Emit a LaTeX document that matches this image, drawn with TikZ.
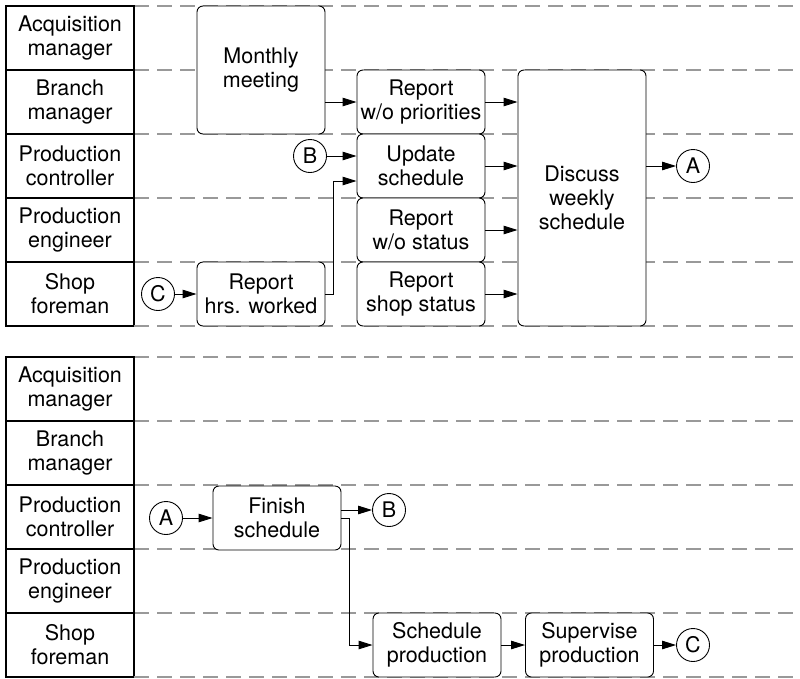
\documentclass[tikz,border=0pt]{standalone}
\usepackage{fontspec}
\setmainfont{TeX Gyre Heros}
\usetikzlibrary{arrows.meta}

\begin{document}
\begin{tikzpicture}[x=1pt, y=-1pt,
        font=\fontsize{21.5}{24}\selectfont,
        lane/.style={draw, line width=1.2pt, minimum width=128pt,
            minimum height=64pt, inner sep=0pt, align=center},
        task/.style={draw, fill=white, rounded corners=6pt, line width=0.9pt,
            minimum width=128pt, minimum height=64pt, inner sep=0pt,
            align=center},
        conn/.style={draw, fill=white, circle, minimum size=33pt,
            inner sep=0pt, line width=0.9pt},
        flow/.style={-{Triangle[length=14pt,width=8.5pt]}, line width=0.9pt},
        sep/.style={black!40, dash pattern=on 15pt off 8pt, line width=1.1pt}]

            \useasboundingbox (0,0) rectangle (800,678);

            % the two sets of swimlanes
            \foreach \top/\s in {6/a,357/b} {
                \foreach \who [count=\i from 0] in
                    {{Acquisition\\manager},{Branch\\manager},
                     {Production\\controller},{Production\\engineer},
                     {Shop\\foreman}} {
                        \draw[sep] (134,\top+64*\i) -- (800,\top+64*\i);
                        \node[lane] (lane-\s\i) at (70,\top+32+64*\i) {\who};
                    }
                \draw[sep] (134,\top+320) -- (800,\top+320);
            }

            % weekly part
            \node[task, minimum height=128pt] (meet) at (261,70)
                {Monthly\\meeting};
            \node[task] (prio) at (421,102) {Report\\w/o priorities};
            \node[task] (upd) at (421,166) {Update\\schedule};
            \node[task] (wost) at (421,230) {Report\\w/o status};
            \node[task] (shop) at (421,294) {Report\\shop status};
            \node[task] (hrs) at (261,294) {Report\\hrs. worked};
            \node[task, minimum height=256pt] (disc) at (582,198)
                {Discuss\\weekly\\schedule};
            \node[conn] (A) at (693,166) {A};
            \node[conn] (B) at (310,156) {B};
            \node[conn] (C) at (158,294) {C};
            \coordinate (upd-in) at ([yshift=-15pt]upd.west);

            \draw[flow] (meet.east |- prio.west) -- (prio.west);
            \draw[flow] (B) -- (B -| upd.west);
            \draw[flow] (C) -- (hrs);
            \draw[flow] (hrs.east) -- ++(8,0) |- (upd-in);
            \foreach \t in {prio,upd,wost,shop}
                \draw[flow] (\t) -- (\t -| disc.west);
            \draw[flow] (disc.east |- A) -- (A);

            % follow-up part
            \node[task] (fin) at (277,518) {Finish\\schedule};
            \node[task] (sched) at (437,645) {Schedule\\production};
            \node[task] (sup) at (589.5,645) {Supervise\\production};
            \node[conn] (A2) at (166,518) {A};
            \node[conn] (B2) at (389,510) {B};
            \node[conn] (C2) at (693,645) {C};

            \draw[flow] (A2) -- (fin);
            \draw[flow] (fin.east |- B2) -- (B2);
            \draw[flow] (fin.east) -- ++(8,0) |- (sched.west);
            \draw[flow] (sched) -- (sup);
            \draw[flow] (sup) -- (C2);

\end{tikzpicture}
\end{document}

REQUIREMENTS: All of the material above should be reproduced exactly, except the pictures.

ANSWER FOR THIS EXERCISE:
Emit a LaTeX document that matches this image, drawn with TikZ.
\documentclass[tikz,border=0pt]{standalone}
\usepackage{fontspec}
\setmainfont{TeX Gyre Heros}
\usetikzlibrary{arrows.meta}

\begin{document}
\begin{tikzpicture}[x=1pt, y=-1pt,
        font=\fontsize{21.5}{24}\selectfont,
        lane/.style={draw, line width=1.2pt, minimum width=128pt,
            minimum height=64pt, inner sep=0pt, align=center},
        task/.style={draw, fill=white, rounded corners=6pt, line width=0.9pt,
            minimum width=128pt, minimum height=64pt, inner sep=0pt,
            align=center},
        conn/.style={draw, fill=white, circle, minimum size=33pt,
            inner sep=0pt, line width=0.9pt},
        flow/.style={-{Triangle[length=14pt,width=8.5pt]}, line width=0.9pt},
        sep/.style={black!40, dash pattern=on 15pt off 8pt, line width=1.1pt}]

            \useasboundingbox (0,0) rectangle (800,678);

            % the two sets of swimlanes
            \foreach \top/\s in {6/a,357/b} {
                \foreach \who [count=\i from 0] in
                    {{Acquisition\\manager},{Branch\\manager},
                     {Production\\controller},{Production\\engineer},
                     {Shop\\foreman}} {
                        \draw[sep] (134,\top+64*\i) -- (800,\top+64*\i);
                        \node[lane] (lane-\s\i) at (70,\top+32+64*\i) {\who};
                    }
                \draw[sep] (134,\top+320) -- (800,\top+320);
            }

            % weekly part
            \node[task, minimum height=128pt] (meet) at (261,70)
                {Monthly\\meeting};
            \node[task] (prio) at (421,102) {Report\\w/o priorities};
            \node[task] (upd) at (421,166) {Update\\schedule};
            \node[task] (wost) at (421,230) {Report\\w/o status};
            \node[task] (shop) at (421,294) {Report\\shop status};
            \node[task] (hrs) at (261,294) {Report\\hrs. worked};
            \node[task, minimum height=256pt] (disc) at (582,198)
                {Discuss\\weekly\\schedule};
            \node[conn] (A) at (693,166) {A};
            \node[conn] (B) at (310,156) {B};
            \node[conn] (C) at (158,294) {C};
            \coordinate (upd-in) at ([yshift=-15pt]upd.west);

            \draw[flow] (meet.east |- prio.west) -- (prio.west);
            \draw[flow] (B) -- (B -| upd.west);
            \draw[flow] (C) -- (hrs);
            \draw[flow] (hrs.east) -- ++(8,0) |- (upd-in);
            \foreach \t in {prio,upd,wost,shop}
                \draw[flow] (\t) -- (\t -| disc.west);
            \draw[flow] (disc.east |- A) -- (A);

            % follow-up part
            \node[task] (fin) at (277,518) {Finish\\schedule};
            \node[task] (sched) at (437,645) {Schedule\\production};
            \node[task] (sup) at (589.5,645) {Supervise\\production};
            \node[conn] (A2) at (166,518) {A};
            \node[conn] (B2) at (389,510) {B};
            \node[conn] (C2) at (693,645) {C};

            \draw[flow] (A2) -- (fin);
            \draw[flow] (fin.east |- B2) -- (B2);
            \draw[flow] (fin.east) -- ++(8,0) |- (sched.west);
            \draw[flow] (sched) -- (sup);
            \draw[flow] (sup) -- (C2);

\end{tikzpicture}
\end{document}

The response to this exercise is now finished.